Start of Source data

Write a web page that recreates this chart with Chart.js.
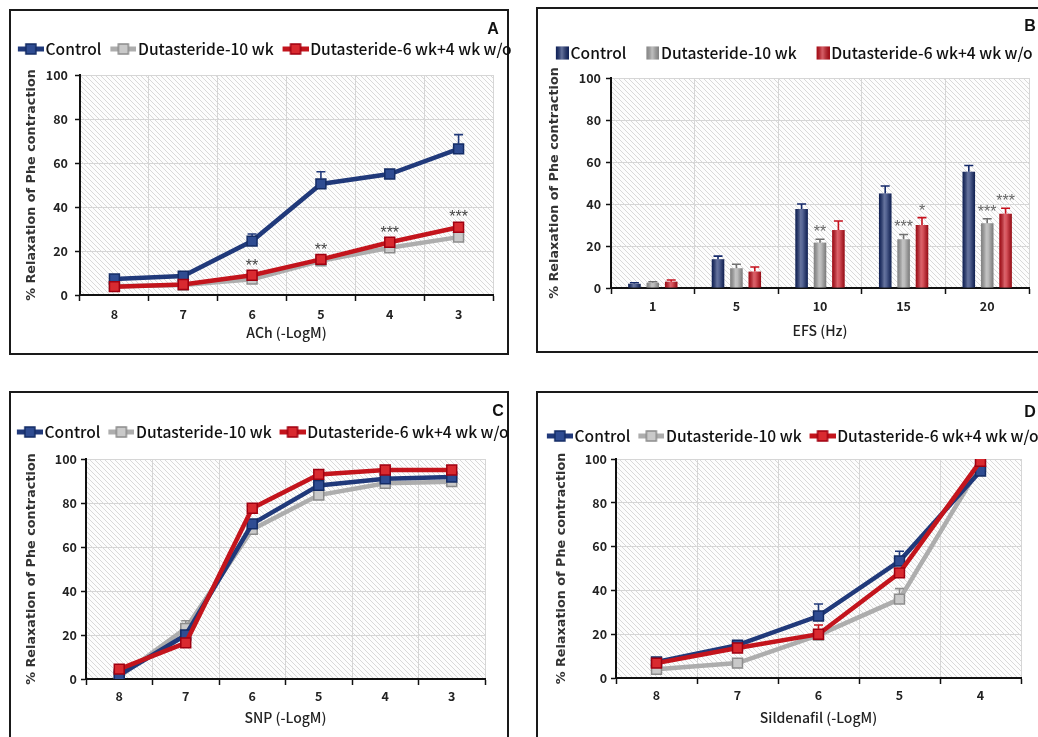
<!DOCTYPE html>
<html><head><meta charset="utf-8">
<script src="https://cdn.jsdelivr.net/npm/chart.js@4.4.1/dist/chart.umd.min.js"></script>
<style>
html,body{margin:0;padding:0;background:#fff;}
body{width:1038px;height:737px;overflow:hidden;position:relative;}
.frame{position:absolute;border:2px solid #1a1a1a;box-sizing:border-box;}
canvas{position:absolute;left:0;top:0;}
</style></head><body>
<div class="frame" style="left:9px;top:9px;width:500px;height:346px"></div>
<div class="frame" style="left:536px;top:7px;width:530px;height:346px"></div>
<div class="frame" style="left:9px;top:391px;width:500px;height:360px"></div>
<div class="frame" style="left:536px;top:391px;width:530px;height:360px"></div>
<canvas id="cA" width="1200" height="737"></canvas>
<canvas id="cB" width="1200" height="737"></canvas>
<canvas id="cC" width="1200" height="737"></canvas>
<canvas id="cD" width="1200" height="737"></canvas>
<script>
// ---------------- DATA ----------------
const seriesNames = ['Control', 'Dutasteride-10 wk', 'Dutasteride-6 wk+4 wk w/o'];
const yTitle = '% Relaxation of Phe contraction';
const yTickValues = [0, 20, 40, 60, 80, 100];

// Panel A: ACh
const achDoses = ['8', '7', '6', '5', '4', '3'];
const achControl = [7.3, 8.6, 24.5, 50.5, 55.0, 66.4];
const achControlErr = [1.0, 1.0, 3.2, 5.5, 1.5, 6.5];
const achDut10 = [4.0, 4.5, 7.2, 15.5, 21.5, 26.3];
const achDut10Err = [0.5, 0.5, 1.0, 1.0, 1.2, 1.5];
const achDut6w4 = [3.8, 4.8, 9.0, 16.2, 24.0, 30.8];
const achDut6w4Err = [0.5, 0.5, 1.5, 1.5, 1.5, 2.0];
const achStars = ['', '', '**', '**', '***', '***'];

// Panel B: EFS
const efsFreq = ['1', '5', '10', '15', '20'];
const efsControl = [2.0, 13.7, 37.6, 45.0, 55.3];
const efsControlErr = [0.5, 1.5, 2.4, 3.6, 3.0];
const efsDut10 = [2.5, 9.4, 21.6, 23.2, 30.8];
const efsDut10Err = [0.5, 1.9, 1.6, 2.3, 2.2];
const efsDut6w4 = [3.0, 7.8, 27.6, 30.0, 35.3];
const efsDut6w4Err = [0.8, 2.2, 4.3, 3.5, 2.7];
const efsStarsDut10 = ['', '', '**', '***', '***'];
const efsStarsDut6w4 = ['', '', '', '*', '***'];

// Panel C: SNP
const snpDoses = ['8', '7', '6', '5', '4', '3'];
const snpControl = [1.8, 20.0, 70.5, 88.0, 91.0, 91.8];
const snpControlErr = [0.5, 1.5, 2.0, 1.5, 1.0, 1.0];
const snpDut10 = [1.0, 23.0, 68.0, 83.6, 89.0, 89.7];
const snpDut10Err = [0.5, 3.5, 1.5, 1.5, 1.0, 1.0];
const snpDut6w4 = [4.5, 16.4, 77.6, 93.0, 95.0, 95.0];
const snpDut6w4Err = [0.5, 1.5, 1.5, 1.0, 1.0, 1.0];

// Panel D: Sildenafil
const silDoses = ['8', '7', '6', '5', '4'];
const silControl = [7.3, 15.0, 28.3, 53.4, 94.5];
const silControlErr = [1.0, 1.0, 5.5, 4.5, 1.5];
const silDut10 = [4.0, 6.8, 19.6, 36.0, 97.0];
const silDut10Err = [0.5, 1.0, 1.0, 4.8, 1.0];
const silDut6w4 = [6.8, 13.7, 20.0, 48.0, 99.0];
const silDut6w4Err = [1.0, 1.0, 4.2, 2.0, 1.0];

// ---------------- STYLE / LAYOUT ----------------
const W = 1200, H = 737;
const CAL = "'Noto Sans CJK SC','Lato',sans-serif";
const LEG_WEIGHT = '500';
function fitFontSize(family, text, targetWidth, weight) {
  const c = document.createElement('canvas').getContext('2d');
  c.font = weight + ' 100px ' + family;
  return Math.round(1000 * targetWidth / c.measureText(text).width) / 10;
}
const LEG_FS = fitFontSize(CAL, 'Dutasteride-6 wk+4 wk w/o', 201, LEG_WEIGHT);
const MARK_GAP = 1.5;

const LINE_STYLE = [
  {line: '#20397a', fill: '#2f4c92', border: '#142c66', err: '#20397a'},
  {line: '#adadad', fill: '#c9c9c9', border: '#8c8c8c', err: '#8c8c8c'},
  {line: '#c3141c', fill: '#d92a30', border: '#a00010', err: '#c3141c'}
];
const BAR_STYLE = ['#14296a', '#a2a2a2', '#c6101c'];
const BAR_ERR = ['#14296a', '#707070', '#c6101c'];

const GEO_A = {left: 80, top: 75, right: 493, bottom: 295, yTitleX: 32, yTickPad: 7, xTickPad: 6, xTitleY: 333, legendY: 49, legendFirst: 18, legendGap: 9, marker: 26, letter: {text: 'A', x: 493, y: 30}, starGap: 10, starColor: '#444'};
const GEO_B = {left: 611, top: 78, right: 1029, bottom: 288, yTitleX: 555, yTickPad: 5, xTickPad: 5, xTitleY: 331, legendY: 53, legendFirst: 556, legendGap: 20, marker: 13, letter: {text: 'B', x: 1030, y: 27}, starGap: 11, starColor: '#666'};
const GEO_C = {left: 86, top: 459, right: 485, bottom: 679, yTitleX: 32, yTickPad: 4, xTickPad: 4, xTitleY: 718, legendY: 432, legendFirst: 17, legendGap: 8, marker: 26, letter: {text: 'C', x: 498, y: 412}, starGap: 10, starColor: '#444'};
const GEO_D = {left: 616, top: 459, right: 1021, bottom: 678, yTitleX: 562, yTickPad: 4, xTickPad: 4, xTitleY: 718, legendY: 436, legendFirst: 547, legendGap: 8, marker: 26, letter: {text: 'D', x: 1030, y: 413}, starGap: 10, starColor: '#444'};

function hatchTile() {
  const c = document.createElement('canvas'); c.width = 5; c.height = 5;
  const g = c.getContext('2d');
  g.fillStyle = '#fdfdfd'; g.fillRect(0, 0, 5, 5);
  g.strokeStyle = '#d9d9d9'; g.lineWidth = 1;
  g.beginPath();
  g.moveTo(-1, -1); g.lineTo(6, 6);
  g.moveTo(-1, 4); g.lineTo(1, 6);
  g.moveTo(4, -1); g.lineTo(6, 1);
  g.stroke();
  return c;
}
const HATCH = hatchTile();

// legend marker sizing: item box width p, image width p + fs - 2*gap, marker at right end
function boxWidthFor(g) { return g.legendGap + g.marker + MARK_GAP - LEG_FS / 2; }
function markerCanvas(p) {
  const c = document.createElement('canvas');
  c.width = Math.round(p + LEG_FS - 2 * MARK_GAP); c.height = 14;
  return c;
}
function lineMarker(st, p) {
  const c = markerCanvas(p), w = c.width;
  const g = c.getContext('2d');
  g.strokeStyle = st.line; g.lineWidth = 5;
  g.beginPath(); g.moveTo(w - 26, 7); g.lineTo(w, 7); g.stroke();
  g.fillStyle = st.fill; g.fillRect(w - 18, 2, 10, 10);
  g.strokeStyle = st.border; g.lineWidth = 1.5; g.strokeRect(w - 18, 2, 10, 10);
  return c;
}
function boxMarker(color, p) {
  const c = markerCanvas(p), w = c.width;
  const g = c.getContext('2d');
  g.fillStyle = color; g.fillRect(w - 13, 0.5, 13, 13);
  const gr = g.createLinearGradient(w - 13, 0, w, 0);
  gr.addColorStop(0, 'rgba(0,0,0,0.15)'); gr.addColorStop(0.45, 'rgba(255,255,255,0.35)'); gr.addColorStop(1, 'rgba(0,0,0,0.2)');
  g.fillStyle = gr; g.fillRect(w - 13, 0.5, 13, 13);
  return c;
}

const hatchPlugin = {
  id: 'hatch',
  beforeDraw(chart) {
    const {ctx, chartArea: a} = chart; if (!a) return;
    ctx.save();
    ctx.fillStyle = ctx.createPattern(HATCH, 'repeat');
    ctx.fillRect(a.left, a.top, a.right - a.left, a.bottom - a.top);
    ctx.restore();
  }
};
const barShadePlugin = {
  id: 'barShade',
  afterDatasetDraw(chart, args) {
    const meta = args.meta; if (meta.type !== 'bar') return;
    const ctx = chart.ctx;
    meta.data.forEach(el => {
      const {x, y, base, width} = el.getProps(['x', 'y', 'base', 'width'], true);
      const l = x - width / 2;
      const g = ctx.createLinearGradient(l, 0, l + width, 0);
      g.addColorStop(0, 'rgba(0,0,0,0.2)');
      g.addColorStop(0.42, 'rgba(255,255,255,0.35)');
      g.addColorStop(0.58, 'rgba(255,255,255,0.28)');
      g.addColorStop(1, 'rgba(0,0,0,0.25)');
      ctx.save(); ctx.fillStyle = g; ctx.fillRect(l, y, width, base - y); ctx.restore();
    });
  }
};
const annotPlugin = {
  id: 'annot',
  afterDatasetsDraw(chart, args, opts) {
    const ctx = chart.ctx, ys = chart.scales.y;
    chart.data.datasets.forEach((ds, i) => {
      const meta = chart.getDatasetMeta(i);
      const isBar = meta.type === 'bar';
      meta.data.forEach((el, j) => {
        const v = ds.data[j];
        const e = ds.errors ? ds.errors[j] : 0;
        const py = ys.getPixelForValue(v), pt = ys.getPixelForValue(v + e);
        if (e && (py - pt) > (isBar ? 0 : 5.5)) {
          ctx.save(); ctx.strokeStyle = ds.errorColor; ctx.lineWidth = 1.6;
          ctx.beginPath();
          ctx.moveTo(el.x, isBar ? py : py - 5); ctx.lineTo(el.x, pt);
          ctx.moveTo(el.x - 4.5, pt); ctx.lineTo(el.x + 4.5, pt);
          ctx.stroke(); ctx.restore();
        }
        if (ds.stars && ds.stars[j]) {
          ctx.save(); ctx.fillStyle = opts.starColor;
          ctx.font = '16px "Liberation Sans", Arial, sans-serif';
          ctx.textAlign = 'center'; ctx.textBaseline = 'alphabetic';
          ctx.fillText(ds.stars[j], el.x, pt - opts.starGap + 9);
          ctx.restore();
        }
      });
    });
  }
};
const letterPlugin = {
  id: 'panelLetter',
  afterDraw(chart, args, o) {
    if (!o || !o.text) return;
    const ctx = chart.ctx; ctx.save();
    ctx.font = 'bold 16px "Liberation Sans", Arial, sans-serif';
    ctx.fillStyle = '#111'; ctx.textAlign = 'center'; ctx.textBaseline = 'middle';
    ctx.fillText(o.text, o.x, o.y); ctx.restore();
  }
};

function makeOptions(g, xTitle, markers) {
  const spacer = g.top - g.legendY - LEG_FS / 2 - 10;
  return {
    responsive: false, animation: false, devicePixelRatio: 1, events: [],
    layout: {padding: {left: g.legendFirst - g.legendGap, top: 0, right: 0, bottom: 0}},
    plugins: {
      legend: {
        position: 'top', align: 'start',
        labels: {
          usePointStyle: true, pointStyleWidth: boxWidthFor(g), padding: 0,
          font: {family: CAL, size: LEG_FS, weight: LEG_WEIGHT}, color: '#111',
          sort: (a, b) => a.datasetIndex - b.datasetIndex,
          generateLabels: ch => Chart.defaults.plugins.legend.labels.generateLabels(ch)
            .map(it => Object.assign(it, {pointStyle: markers[it.datasetIndex]}))
        }
      },
      title: {display: true, text: '', weight: 500, padding: 0, font: {size: Math.max(spacer, 0.5), lineHeight: 1}},
      tooltip: {enabled: false},
      panelLetter: g.letter,
      annot: {starGap: g.starGap, starColor: g.starColor}
    },
    scales: {
      x: {
        offset: true,
        grid: {offset: true, color: '#d6d6d6', lineWidth: 1, tickColor: '#111', tickLength: 6, tickWidth: 1.5},
        border: {display: true, color: '#111', width: 2},
        ticks: {font: {family: CAL, size: 12.5, weight: 'bold'}, color: '#222', padding: g.xTickPad, maxRotation: 0, autoSkip: false},
        title: {display: true, text: xTitle, font: {family: CAL, size: 14, weight: LEG_WEIGHT}, color: '#222', padding: {top: 0, bottom: H - g.xTitleY - 8.4}},
        afterFit: s => { s.height = H - g.bottom; s.paddingLeft = g.left; s.paddingRight = W - g.right; }
      },
      y: {
        min: 0, max: 100,
        afterBuildTicks: s => { s.ticks = yTickValues.map(v => ({value: v})); },
        ticks: {font: {family: CAL, size: 12.5, weight: 'bold'}, color: '#222', padding: g.yTickPad},
        grid: {color: '#d6d6d6', lineWidth: 1, tickColor: '#111', tickLength: 5, tickWidth: 1.5},
        border: {display: true, color: '#111', width: 2},
        title: {display: true, text: yTitle, font: {family: "'DejaVu Sans',Verdana,sans-serif", size: 12.8, weight: 'bold'}, color: '#333', padding: {top: 2, bottom: 0}},
        afterFit: s => { s.width = g.left - (g.yTitleX - 7.7 - 2); s.paddingTop = g.top; }
      }
    }
  };
}

function buildLine(id, g, labels, sets, xTitle) {
  const orders = [1, 2, 0];
  const datasets = sets.map((s, i) => ({
    label: seriesNames[i], data: s.data, errors: s.err, stars: s.stars, errorColor: LINE_STYLE[i].err,
    borderColor: LINE_STYLE[i].line, backgroundColor: LINE_STYLE[i].line, borderWidth: 4.5,
    pointStyle: 'rect', pointRadius: 7, pointBackgroundColor: LINE_STYLE[i].fill,
    pointBorderColor: LINE_STYLE[i].border, pointBorderWidth: 1.5, tension: 0, fill: false, order: orders[i]
  }));
  const markers = LINE_STYLE.map(st => lineMarker(st, boxWidthFor(g)));
  new Chart(document.getElementById(id), {
    type: 'line', data: {labels, datasets},
    options: makeOptions(g, xTitle, markers),
    plugins: [hatchPlugin, annotPlugin, letterPlugin]
  });
}

function buildBar(id, g, labels, sets, xTitle) {
  const datasets = sets.map((s, i) => ({
    label: seriesNames[i], data: s.data, errors: s.err, stars: s.stars, errorColor: BAR_ERR[i],
    backgroundColor: BAR_STYLE[i], borderWidth: 0, categoryPercentage: 0.66, barPercentage: 0.68
  }));
  const markers = BAR_STYLE.map(c => boxMarker(c, boxWidthFor(g)));
  new Chart(document.getElementById(id), {
    type: 'bar', data: {labels, datasets},
    options: makeOptions(g, xTitle, markers),
    plugins: [hatchPlugin, barShadePlugin, annotPlugin, letterPlugin]
  });
}

buildLine('cA', GEO_A, achDoses, [
  {data: achControl, err: achControlErr},
  {data: achDut10, err: achDut10Err},
  {data: achDut6w4, err: achDut6w4Err, stars: achStars}
], 'ACh (-LogM)');

buildBar('cB', GEO_B, efsFreq, [
  {data: efsControl, err: efsControlErr},
  {data: efsDut10, err: efsDut10Err, stars: efsStarsDut10},
  {data: efsDut6w4, err: efsDut6w4Err, stars: efsStarsDut6w4}
], 'EFS (Hz)');

buildLine('cC', GEO_C, snpDoses, [
  {data: snpControl, err: snpControlErr},
  {data: snpDut10, err: snpDut10Err},
  {data: snpDut6w4, err: snpDut6w4Err}
], 'SNP (-LogM)');

buildLine('cD', GEO_D, silDoses, [
  {data: silControl, err: silControlErr},
  {data: silDut10, err: silDut10Err},
  {data: silDut6w4, err: silDut6w4Err}
], 'Sildenafil (-LogM)');
</script>
</body></html>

End of Source data

Task: Pictures are excluded; extract exactly the lines from the start of the data through the line that holds "const efsStarsDut6w4 = ['', '', '', '*', '***'];", both ends included.

Response:
Write a web page that recreates this chart with Chart.js.
<!DOCTYPE html>
<html><head><meta charset="utf-8">
<script src="https://cdn.jsdelivr.net/npm/chart.js@4.4.1/dist/chart.umd.min.js"></script>
<style>
html,body{margin:0;padding:0;background:#fff;}
body{width:1038px;height:737px;overflow:hidden;position:relative;}
.frame{position:absolute;border:2px solid #1a1a1a;box-sizing:border-box;}
canvas{position:absolute;left:0;top:0;}
</style></head><body>
<div class="frame" style="left:9px;top:9px;width:500px;height:346px"></div>
<div class="frame" style="left:536px;top:7px;width:530px;height:346px"></div>
<div class="frame" style="left:9px;top:391px;width:500px;height:360px"></div>
<div class="frame" style="left:536px;top:391px;width:530px;height:360px"></div>
<canvas id="cA" width="1200" height="737"></canvas>
<canvas id="cB" width="1200" height="737"></canvas>
<canvas id="cC" width="1200" height="737"></canvas>
<canvas id="cD" width="1200" height="737"></canvas>
<script>
// ---------------- DATA ----------------
const seriesNames = ['Control', 'Dutasteride-10 wk', 'Dutasteride-6 wk+4 wk w/o'];
const yTitle = '% Relaxation of Phe contraction';
const yTickValues = [0, 20, 40, 60, 80, 100];

// Panel A: ACh
const achDoses = ['8', '7', '6', '5', '4', '3'];
const achControl = [7.3, 8.6, 24.5, 50.5, 55.0, 66.4];
const achControlErr = [1.0, 1.0, 3.2, 5.5, 1.5, 6.5];
const achDut10 = [4.0, 4.5, 7.2, 15.5, 21.5, 26.3];
const achDut10Err = [0.5, 0.5, 1.0, 1.0, 1.2, 1.5];
const achDut6w4 = [3.8, 4.8, 9.0, 16.2, 24.0, 30.8];
const achDut6w4Err = [0.5, 0.5, 1.5, 1.5, 1.5, 2.0];
const achStars = ['', '', '**', '**', '***', '***'];

// Panel B: EFS
const efsFreq = ['1', '5', '10', '15', '20'];
const efsControl = [2.0, 13.7, 37.6, 45.0, 55.3];
const efsControlErr = [0.5, 1.5, 2.4, 3.6, 3.0];
const efsDut10 = [2.5, 9.4, 21.6, 23.2, 30.8];
const efsDut10Err = [0.5, 1.9, 1.6, 2.3, 2.2];
const efsDut6w4 = [3.0, 7.8, 27.6, 30.0, 35.3];
const efsDut6w4Err = [0.8, 2.2, 4.3, 3.5, 2.7];
const efsStarsDut10 = ['', '', '**', '***', '***'];
const efsStarsDut6w4 = ['', '', '', '*', '***'];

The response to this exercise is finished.